The fact is that the «Development Road» will need to be secured. But it is hard to imagine that the Americans will agree to take this function on their shoulders. It is much more likely that the Turks — the initiators of the project, which gives them the opportunity to extend their power (both economic and military) to the Gulf region, where Turkey has already established itself: it has a military base in Qatar.

Thus, it is logical to imagine that a new coalition with Turkey’s backing, supported by the US, could be formed to ensure security in Iraq. A new partnership between the Gulf Arab states and Europe could become a complement: the first regional security forum between the GCC and the EU has just taken place.

Against this background, a question of fundamental importance remains open: how does Iran view all this? First of all, the postulate of antagonism between Tehran and Washington is self-evident. And secondly, it has become commonplace to say that Baghdad is under the strongest Iranian influence, and the Al-Sudani government is almost the most pro-Iranian in recent years. The combination of these two factors seems enough to completely nullify any prospects for a «Development Road».

There is no doubt that Al-Sudani (and his predecessors as well) are very careful in their relations with Tehran. They simply have no other choice. However, it is not quite correct to say that Baghdad is a puppet in the hands of the Iranians. Rather, it plays the role of an intermediary, which the Iranians trust. We should not forget that it was in Baghdad that Iranian-Saudi contacts began, which ended with the restoration of relations between Tehran and Riyadh

It seems that today Baghdad fulfills similar functions in relations between Iran and the United States, Iran and Turkey. The very strategic partnership about which Al-Sudani and Biden were talking is probably not planned as some kind of anti-Iranian conspiracy: Iraq is certainly not interested in becoming an arena of confrontation between Washington and Tehran. On the contrary, it is much more favorable for it to become a place of interaction between these «irreconcilable antagonists». Some experience is already available: for example, the Americans allowed the Iraqis to start paying debts for Iranian gas supplies.
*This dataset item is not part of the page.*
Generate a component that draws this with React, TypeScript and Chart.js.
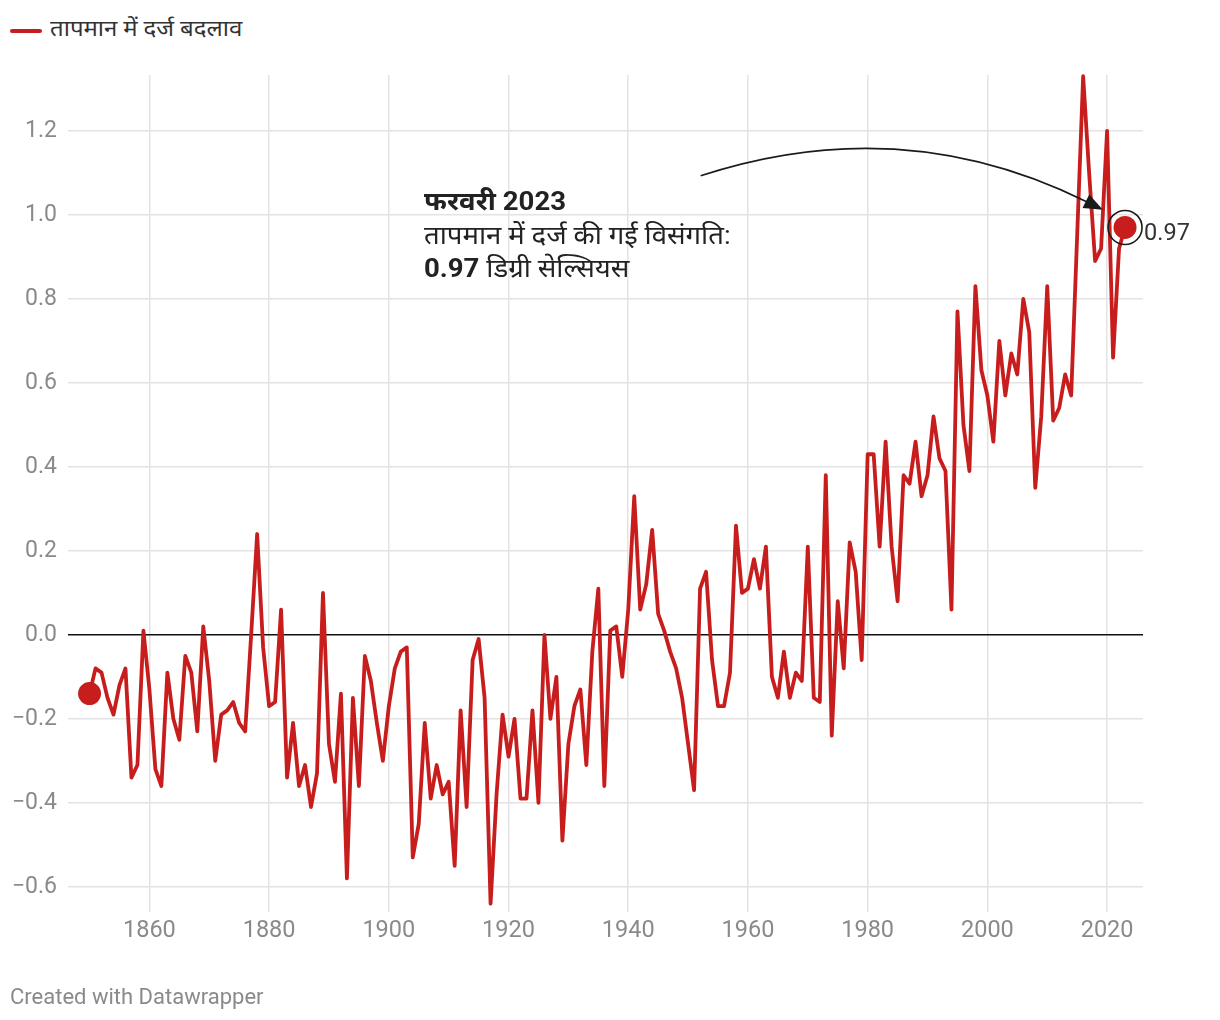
import React, { useEffect, useRef } from "react";
import { Chart, registerables } from "chart.js";

Chart.register(...registerables);

// ---- data ----
const FIRST_YEAR = 1850;
const TEMP_CHANGE: number[] = [
  // 1850s
  -0.14, -0.08, -0.09, -0.15, -0.19, -0.12, -0.08, -0.34, -0.31, 0.01,
  // 1860s
  -0.13, -0.32, -0.36, -0.09, -0.2, -0.25, -0.05, -0.09, -0.23, 0.02,
  // 1870s
  -0.11, -0.3, -0.19, -0.18, -0.16, -0.21, -0.23, 0.0, 0.24, -0.03,
  // 1880s
  -0.17, -0.16, 0.06, -0.34, -0.21, -0.36, -0.31, -0.41, -0.33, 0.1,
  // 1890s
  -0.26, -0.35, -0.14, -0.58, -0.15, -0.36, -0.05, -0.11, -0.21, -0.3,
  // 1900s
  -0.17, -0.08, -0.04, -0.03, -0.53, -0.45, -0.21, -0.39, -0.31, -0.38,
  // 1910s
  -0.35, -0.55, -0.18, -0.41, -0.06, -0.01, -0.15, -0.64, -0.38, -0.19,
  // 1920s
  -0.29, -0.2, -0.39, -0.39, -0.18, -0.4, 0.0, -0.2, -0.1, -0.49,
  // 1930s
  -0.26, -0.17, -0.13, -0.31, -0.04, 0.11, -0.36, 0.01, 0.02, -0.1,
  // 1940s
  0.06, 0.33, 0.06, 0.12, 0.25, 0.05, 0.01, -0.04, -0.08, -0.15,
  // 1950s
  -0.26, -0.37, 0.11, 0.15, -0.06, -0.17, -0.17, -0.09, 0.26, 0.1,
  // 1960s
  0.11, 0.18, 0.11, 0.21, -0.1, -0.15, -0.04, -0.15, -0.09, -0.11,
  // 1970s
  0.21, -0.15, -0.16, 0.38, -0.24, 0.08, -0.08, 0.22, 0.15, -0.06,
  // 1980s
  0.43, 0.43, 0.21, 0.46, 0.21, 0.08, 0.38, 0.36, 0.46, 0.33,
  // 1990s
  0.38, 0.52, 0.42, 0.39, 0.06, 0.77, 0.5, 0.39, 0.83, 0.63,
  // 2000s
  0.57, 0.46, 0.7, 0.57, 0.67, 0.62, 0.8, 0.72, 0.35, 0.52,
  // 2010s
  0.83, 0.51, 0.54, 0.62, 0.57, 0.95, 1.33, 1.1, 0.89, 0.92,
  // 2020s
  1.2, 0.66, 0.92, 0.97,
];
const YEARS: number[] = TEMP_CHANGE.map((_, i) => FIRST_YEAR + i);

const X_TICKS = [1860, 1880, 1900, 1920, 1940, 1960, 1980, 2000, 2020];
const Y_TICKS = [-0.6, -0.4, -0.2, 0, 0.2, 0.4, 0.6, 0.8, 1.0, 1.2];

const SERIES_LABEL = "तापमान में दर्ज बदलाव";
const ANNOTATION_TITLE = "फरवरी 2023";
const ANNOTATION_LINE2 = "तापमान में दर्ज की गई विसंगति:";
const ANNOTATION_VALUE = "0.97";
const ANNOTATION_UNIT = " डिग्री सेल्सियस";
const CREDIT = "Created with Datawrapper";

// ---- styles ----
const RED = "#c71e1d";
const GRID = "#e3e3e3";
const TICK_COLOR = "#8a8a8a";
const TEXT = "#222222";
const FONT = "Roboto, 'Noto Sans', sans-serif";

// annotation arrow, in data coordinates (year, value)
const ARROW_FROM = [1952.1, 1.093];
const ARROW_CTRL = [1985.8, 1.25];
const ARROW_TO = [2019.3, 1.012];

const fmtY = (v: number) => {
  const s = Math.abs(v).toFixed(1);
  return v < -1e-9 ? "\u2212" + s : s;
};

const overlayPlugin = {
  id: "overlay",
  beforeDatasetsDraw(chart: any) {
    const { ctx, chartArea, scales } = chart;
    const y0 = scales.y.getPixelForValue(0);
    ctx.save();
    ctx.strokeStyle = "#111";
    ctx.lineWidth = 1.5;
    ctx.beginPath();
    ctx.moveTo(chartArea.left, y0);
    ctx.lineTo(chartArea.right, y0);
    ctx.stroke();
    ctx.restore();
  },
  afterDatasetsDraw(chart: any) {
    const { ctx, scales } = chart;
    const xs = scales.x;
    const ys = scales.y;
    const meta = chart.getDatasetMeta(0);
    const last = meta.data[meta.data.length - 1];
    ctx.save();
    // ring around last point
    ctx.strokeStyle = "#1a1a1a";
    ctx.lineWidth = 1.6;
    ctx.beginPath();
    ctx.arc(last.x, last.y, 17, 0, Math.PI * 2);
    ctx.stroke();
    // value label
    ctx.fillStyle = "#333";
    ctx.font = `23.5px ${FONT}`;
    ctx.textAlign = "left";
    ctx.textBaseline = "alphabetic";
    ctx.fillText(TEMP_CHANGE[TEMP_CHANGE.length - 1].toFixed(2), last.x + 19, last.y + 13);
    // arrow
    const p0 = [xs.getPixelForValue(ARROW_FROM[0]), ys.getPixelForValue(ARROW_FROM[1])];
    const p1 = [xs.getPixelForValue(ARROW_CTRL[0]), ys.getPixelForValue(ARROW_CTRL[1])];
    const p2 = [xs.getPixelForValue(ARROW_TO[0]), ys.getPixelForValue(ARROW_TO[1])];
    let dx = p2[0] - p1[0];
    let dy = p2[1] - p1[1];
    const len = Math.hypot(dx, dy);
    dx /= len;
    dy /= len;
    const headLen = 19;
    const headW = 7.5;
    const bx = p2[0] - dx * headLen;
    const by = p2[1] - dy * headLen;
    ctx.strokeStyle = "#1a1a1a";
    ctx.lineWidth = 1.6;
    ctx.beginPath();
    ctx.moveTo(p0[0], p0[1]);
    ctx.quadraticCurveTo(p1[0], p1[1], bx + dx * 2, by + dy * 2);
    ctx.stroke();
    ctx.fillStyle = "#1a1a1a";
    ctx.beginPath();
    ctx.moveTo(p2[0], p2[1]);
    ctx.lineTo(bx - dy * headW, by + dx * headW);
    ctx.lineTo(bx + dy * headW, by - dx * headW);
    ctx.closePath();
    ctx.fill();
    ctx.restore();
  },
};

export default function App() {
  const canvasRef = useRef<HTMLCanvasElement | null>(null);

  useEffect(() => {
    const canvas = canvasRef.current;
    if (!canvas) return;
    const lastIdx = TEMP_CHANGE.length - 1;
    const chart = new Chart(canvas, {
      type: "line",
      data: {
        datasets: [
          {
            label: SERIES_LABEL,
            data: YEARS.map((yr, i) => ({ x: yr, y: TEMP_CHANGE[i] })),
            borderColor: RED,
            backgroundColor: RED,
            borderWidth: 3.8,
            borderJoinStyle: "round",
            tension: 0,
            clip: false,
            pointRadius: (c: any) => (c.dataIndex === 0 || c.dataIndex === lastIdx ? 11.5 : 0),
            pointBackgroundColor: RED,
            pointBorderWidth: 0,
            pointHoverRadius: 0,
          } as any,
        ],
      },
      options: {
        responsive: false,
        animation: false,
        events: [],
        layout: { padding: { top: 75, right: 77, bottom: 58, left: 0 } },
        plugins: {
          legend: { display: false },
          tooltip: { enabled: false },
        },
        scales: {
          x: {
            type: "linear",
            min: 1846.4,
            max: 2026,
            afterBuildTicks: (s: any) => {
              s.ticks = X_TICKS.map((v) => ({ value: v }));
            },
            afterFit: (s: any) => {
              s.height = 50;
            },
            border: { display: false },
            grid: { color: GRID, lineWidth: 1.5, drawTicks: false },
            ticks: {
              padding: 5,
              color: TICK_COLOR,
              font: { family: FONT, size: 23.5 },
              maxRotation: 0,
              callback: (v: any) => String(v),
            },
          },
          y: {
            type: "linear",
            min: -0.66,
            max: 1.333,
            afterBuildTicks: (s: any) => {
              s.ticks = Y_TICKS.map((v) => ({ value: v }));
            },
            afterFit: (s: any) => {
              s.width = 68;
            },
            border: { display: false },
            grid: {
              color: (c: any) => (c.tick && Math.abs(c.tick.value) < 1e-9 ? "rgba(0,0,0,0)" : GRID),
              lineWidth: 1.5,
              drawTicks: false,
            },
            ticks: {
              padding: 11,
              color: TICK_COLOR,
              font: { family: FONT, size: 23 },
              callback: (v: any) => fmtY(Number(v)),
            },
          },
        },
      },
      plugins: [overlayPlugin],
    } as any);
    return () => chart.destroy();
  }, []);

  return (
    <div
      style={{
        position: "absolute",
        left: 0,
        top: 0,
        width: 1220,
        height: 1020,
        background: "#fff",
        fontFamily: FONT,
        overflow: "hidden",
      }}
    >
      <div style={{ position: "absolute", left: 10, top: 29, width: 32, height: 3.5, background: RED, borderRadius: 2 }} />
      <div
        style={{
          position: "absolute",
          left: 50,
          top: 14,
          fontSize: 22,
          lineHeight: "30px",
          color: "#333",
          whiteSpace: "nowrap",
          transform: "scaleX(1.09)",
          transformOrigin: "left center",
        }}
      >
        {SERIES_LABEL}
      </div>
      <canvas ref={canvasRef} width={1220} height={1020} style={{ position: "absolute", left: 0, top: 0 }} />
      <div
        style={{
          position: "absolute",
          left: 424,
          top: 185,
          fontSize: 26,
          lineHeight: "33.5px",
          color: TEXT,
          whiteSpace: "nowrap",
          transform: "scaleX(1.06)",
          transformOrigin: "left top",
        }}
      >
        <div style={{ fontWeight: 700 }}>{ANNOTATION_TITLE}</div>
        <div>{ANNOTATION_LINE2}</div>
        <div>
          <b>{ANNOTATION_VALUE}</b>
          {ANNOTATION_UNIT}
        </div>
      </div>
      <div
        style={{
          position: "absolute",
          left: 10,
          top: 982,
          fontSize: 22,
          lineHeight: "30px",
          color: "#8a8a8a",
          whiteSpace: "nowrap",
        }}
      >
        {CREDIT}
      </div>
    </div>
  );
}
And the movement in this direction will continue.

Thus, Iraq’s place and role in the emerging regional structure is becoming clearer. It is seen as a platform for harmonizing the interests of the leading regional players around the «Development Road» megaproject. The main contours of such a structure look quite logical and solid. However, many things remain outside its framework. For example, the interests and positions of important external parties, such as China, Russia, Saudi Arabia and Israel, are unclear.

But perhaps the most important thing is the sustainability of Iraq itself. After all, no one has so far canceled the «mosaic» nature of Iraqi society: the division into Shiites/Sunnis, Arabs/Kurds, those and others among themselves… Will such a patchwork state be able to withstand the stresses that geopolitical games and geo-economic projects of regional and global powers promise it?